Is there a function that extracts the index from an element of a CategoricalArray created by the function `cut`?

The function cut in the CategoricalArray package returns a CategoricalArray object, as in this example:

x = rand(10)
ct = cut(x, 3)

"Q3: [0.735346, 0.972399]"
 "Q2: [0.335188, 0.735346)"
 "Q1: [0.00586079, 0.335188)"
 "Q3: [0.735346, 0.972399]"
 "Q3: [0.735346, 0.972399]"
 "Q1: [0.00586079, 0.335188)"
 "Q3: [0.735346, 0.972399]"
 "Q1: [0.00586079, 0.335188)"
 "Q2: [0.335188, 0.735346)"
 "Q2: [0.335188, 0.735346)"

One can convert the elements of the CategoricalArray object into strings:

string(ct[1])
"Q3: [0.735346, 0.972399]"

It is easy to write a function that would extract the index from such a string:

foo(ct[1])
3

or alternatively return the interval:

foo(ct[1])
(0.735346, 0.972399) # a tuple, not a string

Given the latter function another function that would find whether a value lies in the interval could be easily written:

bar(0.8, ct)
true

bar(2.0, ct)
false

I hope such functions exist and are faster than the functions I would write. However, I could not find references to either one. Do such functions exist?

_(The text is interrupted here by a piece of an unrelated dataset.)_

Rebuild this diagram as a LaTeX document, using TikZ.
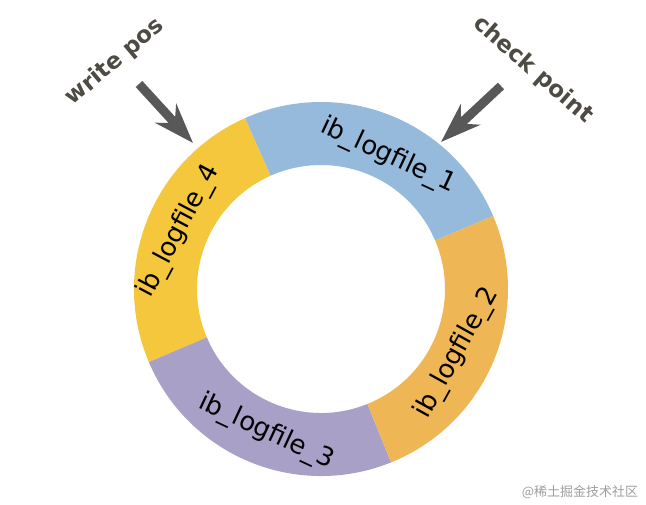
\documentclass[tikz,border=0pt]{standalone}
\usepackage{fontspec}
\setmainfont{DejaVu Sans}
\newfontfamily\cjk{Noto Sans CJK SC}
\usetikzlibrary{arrows.meta}
\definecolor{segblue}{RGB}{150,186,220}
\definecolor{segyellow}{RGB}{245,199,60}
\definecolor{segorange}{RGB}{239,182,86}
\definecolor{segpurple}{RGB}{168,160,198}
\definecolor{darkink}{RGB}{78,74,68}
\definecolor{arrowgray}{RGB}{88,88,88}
\tikzset{
  seglabel/.style={font=\fontsize{26}{30}\selectfont, text=black, inner sep=0pt},
  pointer/.style={font=\bfseries\fontsize{23}{27}\selectfont, text=darkink, inner sep=0pt},
  bigarrow/.style={draw=arrowgray, line width=9pt,
    -{Stealth[length=40pt, width=28pt, inset=13pt, fill=arrowgray]}},
  watermark/.style={font=\cjk\fontsize{13}{15}\selectfont, text=black!38, inner sep=0pt}
}
\newcommand{\ringseg}[3]{%
  \fill[#3] ([shift={(#1:187)}]ctr) arc[start angle=#1, end angle=#2, radius=187]
    -- ([shift={(#2:124)}]ctr) arc[start angle=#2, end angle=#1, radius=124] -- cycle;}
\begin{document}
\begin{tikzpicture}[x=1pt,y=1pt]
\useasboundingbox (0,0) rectangle (646,504);
\fill[white] (0,0) rectangle (646,504);
\coordinate (ctr) at (321,215);
\ringseg{23}{114}{segblue}
\ringseg{114}{203}{segyellow}
\ringseg{203}{292}{segpurple}
\ringseg{292}{383}{segorange}
\node[seglabel, rotate=-25] (l1) at (388,348) {ib\_logfile\_1};
\node[seglabel, rotate=61] (l2) at (457,151) {ib\_logfile\_2};
\node[seglabel, rotate=-25] (l3) at (266,72) {ib\_logfile\_3};
\node[seglabel, rotate=62] (l4) at (179,273) {ib\_logfile\_4};
\node[pointer, rotate=40] (wp) at (115,442) {write pos};
\node[pointer, rotate=-41] (cp) at (533,434) {check point};
\coordinate (wpt) at (139,420);
\coordinate (wph) at (193,361);
\coordinate (cpt) at (501,418);
\coordinate (cph) at (441,362);
\draw[bigarrow] (wpt) -- (wph);
\draw[bigarrow] (cpt) -- (cph);
\node[watermark] (wm) at (580,12) {@稀土掘金技术社区};
\end{tikzpicture}
\end{document}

I think you want levelcode

Thanks. But as far as can gather levelcode only accepts a CategoricalValue object (or Missing) as argument. I need to find the interval where an arbitrary Float64 is.

I realized that my original question was not clear. My apologies. I have rewritten the question, hope that makes things clearer.

I think it’s still not clear, because you seem to want that information from the ct array elements. I think, instead, you mean to be passing x[1] to your proposed functions. Anyway, the bounds of the categories do not seem to preserved in the CategoricalArray. But this is the line where those are calculated https://github.com/JuliaData/CategoricalArrays.jl/blob/fad8dc4d7fa5e6bf9ea30cd098e0e4cc99ff5eeb/src/extras.jl#L241. You could call quantile yourself and use its results.

You are right that I could call quantile but I think that would mean it would be called twice. I also need to call cut and cut calls quantile. I wanted to avoid that for efficiency reasons. Calling quantile is expensive.

Since cut calls quantile there could be a version of cut that would also return the return value of quantile. Alternatively, there could exist a function that would do what I was asking for: extract the return value of quantile from the return value of cut.

Still another alternative would be to have a version of cut that would have a parameter breaks (replacing ngroups). Then one would first call quantile and its return value would be used as the argument for the breaks parameter when calling this version of cut. Maybe the easiest way would be to write such a version of cut. Something along these lines:


function mycut(v::Vector{Float64}, breaks::Vector{Float64})::Vector{Int64}
    @assert is_monotonic(breaks) "Argument `breaks` should be strictly monotonically increasing"

    @assert breaks[1] <= minimum(x) "The first element of `breaks` should be less than or equal to the smallest element of `x`."
    @assert breaks[end] >= maximum(x) "The last element of `breaks` should be greater than or equal to the greatest element of `x`."

    y::Vector{Int64} = fill(0, length(x))

    lenb = length(breaks)

    for i in eachindex(v)
        for b in 2:lenb
            if v[i] < breaks[b]
                y[i] = b - 1
                break
            end
        end
    end

    return y
end

It would be used in this way:

x = rand(20);
mycut(x, [minimum(x), 0.2, 0.4, 0.6, 0.8, maximum(x)])
20-element Vector{Int64}:
 3
 2
 1
 1
 2
 4
 4
 2
 4
 4
 0
 1
 2
 2
 2
 3
 3
 5
 3
 4

There are already methods for cut in CategoricalArrays that accept breaks. If you need both range checking on the breaks and the categorical array, you could create a higher level type that knows both and provides the combined functionality.